Goal:
Extract the text of every entry below exactly; leave images out.

(Records with drawing code)
- - -

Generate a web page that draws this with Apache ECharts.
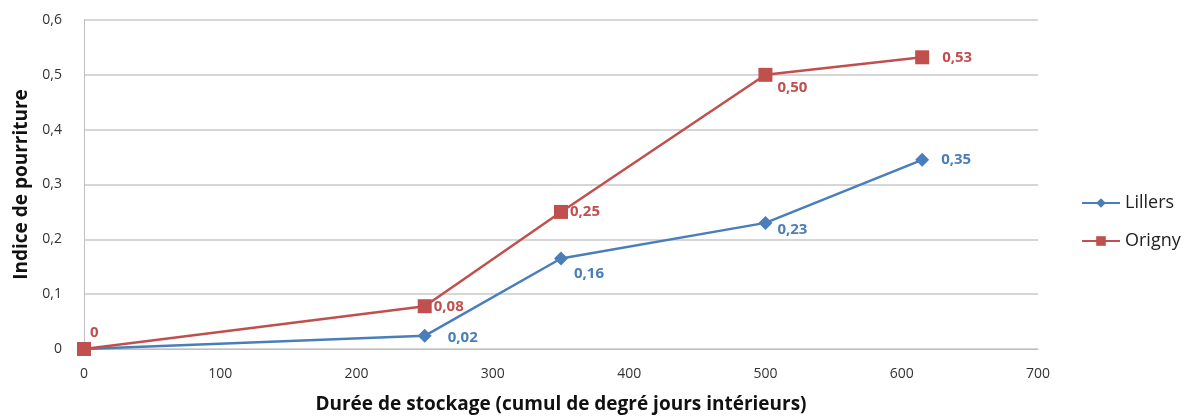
<!DOCTYPE html>
<html lang="fr">
<head>
    <meta charset="UTF-8">
    <title>Indice de pourriture</title>
    <script src="https://cdn.jsdelivr.net/npm/echarts@6/dist/echarts.min.js"></script>
    <style>
        html, body { margin: 0; padding: 0; background: #fff; }
        #chart { width: 1201px; height: 418px; }
    </style>
</head>
<body>
<div id="chart"></div>
<script>
    // durée de stockage (degré jours)
    var xDays = [0, 250, 350, 500, 615];
    var lillers = [0, 0.024, 0.165, 0.23, 0.345];
    var origny = [0, 0.078, 0.25, 0.50, 0.532];
    var lillersLabels = ['', '0,02', '0,16', '0,23', '0,35'];
    var orignyLabels = ['0', '0,08', '0,25', '0,50', '0,53'];
    // décalage des étiquettes (px)
    var lillersShift = [[0, 0], [11, 2], [1, 15], [0, 7], [7, 0]];
    var orignyShift = [[-6, -16], [-3, 1], [-3, 0], [0, 13], [8, 0]];

    var font = '"Open Sans", "Noto Sans", sans-serif';

    function buildData(ys, labels, shift, color) {
        var out = [];
        for (var i = 0; i < ys.length; i++) {
            out.push({
                value: [xDays[i], ys[i]],
                label: {
                    show: labels[i] !== '',
                    formatter: labels[i],
                    position: 'right',
                    distance: 5,
                    offset: shift[i],
                    color: color,
                    fontWeight: 'bold',
                    fontSize: 15,
                    fontFamily: font
                }
            });
        }
        return out;
    }

    var chart = echarts.init(document.getElementById('chart'));
    chart.setOption({
        animation: false,
        grid: { left: 84, right: 163, top: 20, bottom: 69, outerBoundsMode: 'none' },
        legend: {
            orient: 'vertical',
            left: 1076,
            top: 189,
            itemGap: 20,
            itemWidth: 38,
            itemHeight: 12,
            textStyle: { fontFamily: font, fontSize: 18, color: '#222' },
            data: ['Lillers', 'Origny']
        },
        xAxis: {
            type: 'value',
            min: 0,
            max: 700,
            interval: 100,
            name: 'Durée de stockage (cumul de degré jours intérieurs)',
            nameLocation: 'middle',
            nameGap: 46,
            nameTextStyle: { fontFamily: font, fontSize: 19, fontWeight: 'bold', color: '#111' },
            axisLine: { show: true, lineStyle: { color: '#bfbfbf', width: 1 } },
            axisTick: { show: false },
            splitLine: { show: false },
            axisLabel: { fontFamily: font, fontSize: 14, color: '#333', margin: 18 }
        },
        yAxis: {
            type: 'value',
            min: 0,
            max: 0.6,
            interval: 0.1,
            name: 'Indice de pourriture',
            nameLocation: 'middle',
            nameGap: 52,
            nameTextStyle: { fontFamily: font, fontSize: 19, fontWeight: 'bold', color: '#111' },
            axisLine: { show: true, lineStyle: { color: '#bfbfbf', width: 1 } },
            axisTick: { show: false },
            splitLine: { lineStyle: { color: '#c8c8c8', width: 1.5 } },
            axisLabel: {
                fontFamily: font, fontSize: 14, color: '#333', margin: 22,
                formatter: function (v) { return v === 0 ? '0' : v.toFixed(1).replace('.', ','); }
            }
        },
        series: [
            {
                name: 'Lillers',
                type: 'line',
                symbol: 'diamond',
                symbolSize: 14,
                color: '#4a7ebb',
                lineStyle: { width: 2.5, color: '#4a7ebb' },
                itemStyle: { color: '#4a7ebb' },
                z: 2,
                data: buildData(lillers, lillersLabels, lillersShift, '#4a7ebb')
            },
            {
                name: 'Origny',
                type: 'line',
                symbol: 'rect',
                symbolSize: 14,
                color: '#c0504d',
                lineStyle: { width: 2.5, color: '#c0504d' },
                itemStyle: { color: '#c0504d' },
                z: 3,
                data: buildData(origny, orignyLabels, orignyShift, '#c0504d')
            }
        ]
    });
</script>
</body>
</html>
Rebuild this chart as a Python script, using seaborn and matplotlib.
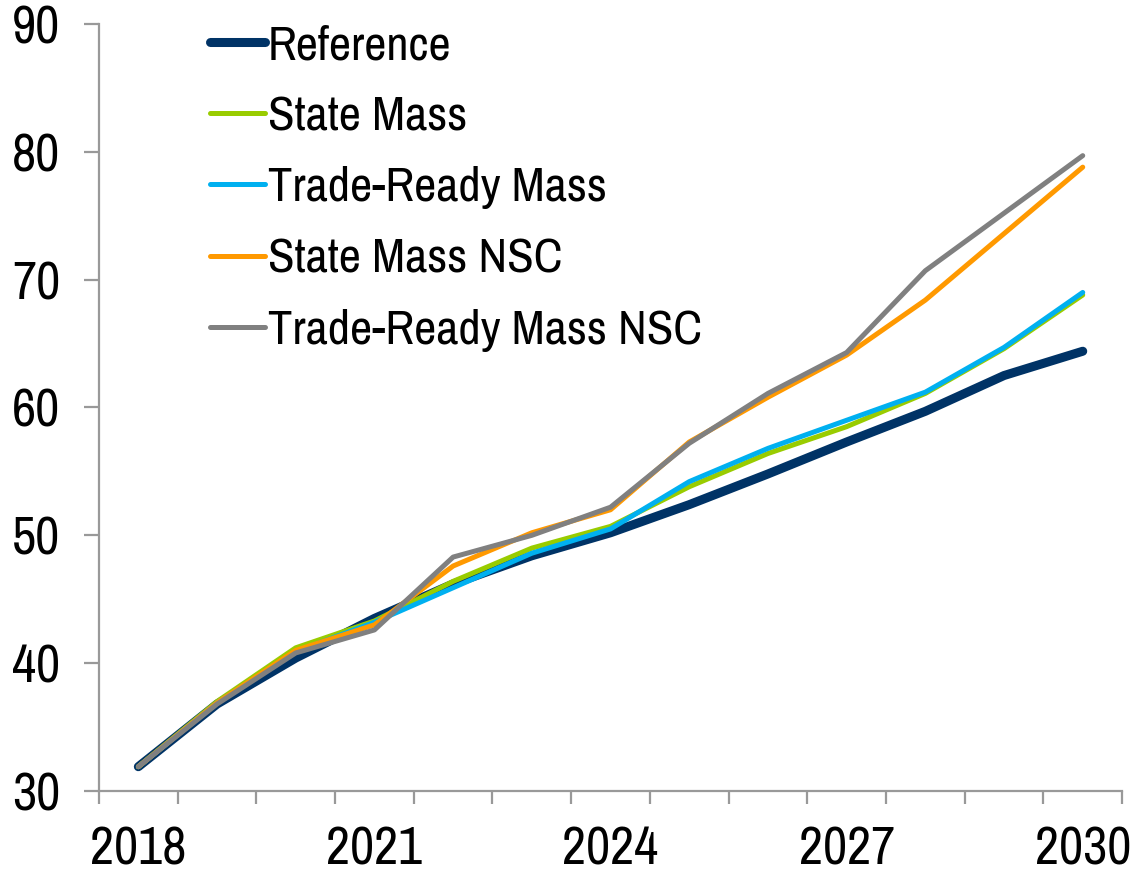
import numpy as np
import pandas as pd
import seaborn as sns
import matplotlib.pyplot as plt

years = list(range(2018, 2031))
reference = [31.9, 36.8, 40.4, 43.5, 46.2, 48.4, 50.2, 52.4, 54.8, 57.3, 59.7, 62.5, 64.4]
state_mass = [31.9, 37.0, 41.2, 43.3, 46.4, 49.0, 50.7, 53.8, 56.4, 58.5, 61.1, 64.6, 68.8]
trade_ready_mass = [31.9, 36.9, 40.9, 43.2, 45.9, 48.6, 50.5, 54.2, 56.8, 59.0, 61.2, 64.7, 69.0]
state_mass_nsc = [31.9, 36.9, 41.0, 43.0, 47.6, 50.2, 52.0, 57.3, 60.8, 64.1, 68.4, 73.6, 78.8]
trade_ready_mass_nsc = [31.9, 36.8, 40.8, 42.6, 48.3, 50.0, 52.2, 57.2, 61.1, 64.3, 70.7, 75.2, 79.7]

series_names = ["Reference", "State Mass", "Trade-Ready Mass", "State Mass NSC", "Trade-Ready Mass NSC"]
series_values = [reference, state_mass, trade_ready_mass, state_mass_nsc, trade_ready_mass_nsc]
colors = ["#003366", "#99CC00", "#00B0F0", "#FF9900", "#808080"]
widths = [6.5, 3.6, 3.6, 3.6, 3.6]

df = pd.DataFrame({
    "pos": np.tile(np.arange(len(years)), len(series_names)),
    "value": np.concatenate(series_values),
    "series": np.repeat(series_names, len(years)),
})

sns.set_style("white")
plt.rcParams["font.family"] = ["Archivo Narrow", "DejaVu Sans"]
plt.rcParams["text.color"] = "black"
plt.rcParams["xtick.labelcolor"] = "black"
plt.rcParams["ytick.labelcolor"] = "black"

fig = plt.figure(figsize=(11.3, 8.72), dpi=100)
ax = fig.add_axes([0.0876, 0.0929, 0.9054, 0.8796])

for name, c, w in zip(series_names, colors, widths):
    sns.lineplot(data=df[df["series"] == name], x="pos", y="value", color=c,
                 linewidth=w, label=name, ax=ax, solid_capstyle="round")

ax.set_xlim(-0.5, len(years) - 0.5)
ax.set_ylim(30, 90)
ax.set_yticks(range(30, 91, 10))
ax.set_xticks([0, 3, 6, 9, 12])
ax.set_xticklabels([str(years[i]) for i in [0, 3, 6, 9, 12]])
ax.set_xticks(np.arange(-0.5, len(years)), minor=True)
ax.set_xlabel("")
ax.set_ylabel("")

for s in ["top", "right"]:
    ax.spines[s].set_visible(False)
for s in ["left", "bottom"]:
    ax.spines[s].set_color("#999999")
    ax.spines[s].set_linewidth(1.6)

ax.tick_params(axis="y", which="major", direction="out", length=11, width=1.6,
               color="#999999", labelsize=38, pad=17, left=True)
ax.tick_params(axis="x", which="major", length=0, labelsize=38, pad=25)
ax.tick_params(axis="x", which="minor", direction="out", length=9, width=1.6,
               color="#999999", bottom=True)

leg = ax.legend(loc="upper left", bbox_to_anchor=(0.066, 1.057), frameon=False,
                fontsize=35, handlelength=1.13, handletextpad=0.05, labelspacing=0.58)
for line in leg.get_lines():
    line.set_solid_capstyle("round")

fig.savefig("out.png", dpi=100)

- - -

Complete response:
Generate a web page that draws this with Apache ECharts.
<!DOCTYPE html>
<html lang="fr">
<head>
    <meta charset="UTF-8">
    <title>Indice de pourriture</title>
    <script src="https://cdn.jsdelivr.net/npm/echarts@6/dist/echarts.min.js"></script>
    <style>
        html, body { margin: 0; padding: 0; background: #fff; }
        #chart { width: 1201px; height: 418px; }
    </style>
</head>
<body>
<div id="chart"></div>
<script>
    // durée de stockage (degré jours)
    var xDays = [0, 250, 350, 500, 615];
    var lillers = [0, 0.024, 0.165, 0.23, 0.345];
    var origny = [0, 0.078, 0.25, 0.50, 0.532];
    var lillersLabels = ['', '0,02', '0,16', '0,23', '0,35'];
    var orignyLabels = ['0', '0,08', '0,25', '0,50', '0,53'];
    // décalage des étiquettes (px)
    var lillersShift = [[0, 0], [11, 2], [1, 15], [0, 7], [7, 0]];
    var orignyShift = [[-6, -16], [-3, 1], [-3, 0], [0, 13], [8, 0]];

    var font = '"Open Sans", "Noto Sans", sans-serif';

    function buildData(ys, labels, shift, color) {
        var out = [];
        for (var i = 0; i < ys.length; i++) {
            out.push({
                value: [xDays[i], ys[i]],
                label: {
                    show: labels[i] !== '',
                    formatter: labels[i],
                    position: 'right',
                    distance: 5,
                    offset: shift[i],
                    color: color,
                    fontWeight: 'bold',
                    fontSize: 15,
                    fontFamily: font
                }
            });
        }
        return out;
    }

    var chart = echarts.init(document.getElementById('chart'));
    chart.setOption({
        animation: false,
        grid: { left: 84, right: 163, top: 20, bottom: 69, outerBoundsMode: 'none' },
        legend: {
            orient: 'vertical',
            left: 1076,
            top: 189,
            itemGap: 20,
            itemWidth: 38,
            itemHeight: 12,
            textStyle: { fontFamily: font, fontSize: 18, color: '#222' },
            data: ['Lillers', 'Origny']
        },
        xAxis: {
            type: 'value',
            min: 0,
            max: 700,
            interval: 100,
            name: 'Durée de stockage (cumul de degré jours intérieurs)',
            nameLocation: 'middle',
            nameGap: 46,
            nameTextStyle: { fontFamily: font, fontSize: 19, fontWeight: 'bold', color: '#111' },
            axisLine: { show: true, lineStyle: { color: '#bfbfbf', width: 1 } },
            axisTick: { show: false },
            splitLine: { show: false },
            axisLabel: { fontFamily: font, fontSize: 14, color: '#333', margin: 18 }
        },
        yAxis: {
            type: 'value',
            min: 0,
            max: 0.6,
            interval: 0.1,
            name: 'Indice de pourriture',
            nameLocation: 'middle',
            nameGap: 52,
            nameTextStyle: { fontFamily: font, fontSize: 19, fontWeight: 'bold', color: '#111' },
            axisLine: { show: true, lineStyle: { color: '#bfbfbf', width: 1 } },
            axisTick: { show: false },
            splitLine: { lineStyle: { color: '#c8c8c8', width: 1.5 } },
            axisLabel: {
                fontFamily: font, fontSize: 14, color: '#333', margin: 22,
                formatter: function (v) { return v === 0 ? '0' : v.toFixed(1).replace('.', ','); }
            }
        },
        series: [
            {
                name: 'Lillers',
                type: 'line',
                symbol: 'diamond',
                symbolSize: 14,
                color: '#4a7ebb',
                lineStyle: { width: 2.5, color: '#4a7ebb' },
                itemStyle: { color: '#4a7ebb' },
                z: 2,
                data: buildData(lillers, lillersLabels, lillersShift, '#4a7ebb')
            },
            {
                name: 'Origny',
                type: 'line',
                symbol: 'rect',
                symbolSize: 14,
                color: '#c0504d',
                lineStyle: { width: 2.5, color: '#c0504d' },
                itemStyle: { color: '#c0504d' },
                z: 3,
                data: buildData(origny, orignyLabels, orignyShift, '#c0504d')
            }
        ]
    });
</script>
</body>
</html>
Rebuild this chart as a Python script, using seaborn and matplotlib.
import numpy as np
import pandas as pd
import seaborn as sns
import matplotlib.pyplot as plt

years = list(range(2018, 2031))
reference = [31.9, 36.8, 40.4, 43.5, 46.2, 48.4, 50.2, 52.4, 54.8, 57.3, 59.7, 62.5, 64.4]
state_mass = [31.9, 37.0, 41.2, 43.3, 46.4, 49.0, 50.7, 53.8, 56.4, 58.5, 61.1, 64.6, 68.8]
trade_ready_mass = [31.9, 36.9, 40.9, 43.2, 45.9, 48.6, 50.5, 54.2, 56.8, 59.0, 61.2, 64.7, 69.0]
state_mass_nsc = [31.9, 36.9, 41.0, 43.0, 47.6, 50.2, 52.0, 57.3, 60.8, 64.1, 68.4, 73.6, 78.8]
trade_ready_mass_nsc = [31.9, 36.8, 40.8, 42.6, 48.3, 50.0, 52.2, 57.2, 61.1, 64.3, 70.7, 75.2, 79.7]

series_names = ["Reference", "State Mass", "Trade-Ready Mass", "State Mass NSC", "Trade-Ready Mass NSC"]
series_values = [reference, state_mass, trade_ready_mass, state_mass_nsc, trade_ready_mass_nsc]
colors = ["#003366", "#99CC00", "#00B0F0", "#FF9900", "#808080"]
widths = [6.5, 3.6, 3.6, 3.6, 3.6]

df = pd.DataFrame({
    "pos": np.tile(np.arange(len(years)), len(series_names)),
    "value": np.concatenate(series_values),
    "series": np.repeat(series_names, len(years)),
})

sns.set_style("white")
plt.rcParams["font.family"] = ["Archivo Narrow", "DejaVu Sans"]
plt.rcParams["text.color"] = "black"
plt.rcParams["xtick.labelcolor"] = "black"
plt.rcParams["ytick.labelcolor"] = "black"

fig = plt.figure(figsize=(11.3, 8.72), dpi=100)
ax = fig.add_axes([0.0876, 0.0929, 0.9054, 0.8796])

for name, c, w in zip(series_names, colors, widths):
    sns.lineplot(data=df[df["series"] == name], x="pos", y="value", color=c,
                 linewidth=w, label=name, ax=ax, solid_capstyle="round")

ax.set_xlim(-0.5, len(years) - 0.5)
ax.set_ylim(30, 90)
ax.set_yticks(range(30, 91, 10))
ax.set_xticks([0, 3, 6, 9, 12])
ax.set_xticklabels([str(years[i]) for i in [0, 3, 6, 9, 12]])
ax.set_xticks(np.arange(-0.5, len(years)), minor=True)
ax.set_xlabel("")
ax.set_ylabel("")

for s in ["top", "right"]:
    ax.spines[s].set_visible(False)
for s in ["left", "bottom"]:
    ax.spines[s].set_color("#999999")
    ax.spines[s].set_linewidth(1.6)

ax.tick_params(axis="y", which="major", direction="out", length=11, width=1.6,
               color="#999999", labelsize=38, pad=17, left=True)
ax.tick_params(axis="x", which="major", length=0, labelsize=38, pad=25)
ax.tick_params(axis="x", which="minor", direction="out", length=9, width=1.6,
               color="#999999", bottom=True)

leg = ax.legend(loc="upper left", bbox_to_anchor=(0.066, 1.057), frameon=False,
                fontsize=35, handlelength=1.13, handletextpad=0.05, labelspacing=0.58)
for line in leg.get_lines():
    line.set_solid_capstyle("round")

fig.savefig("out.png", dpi=100)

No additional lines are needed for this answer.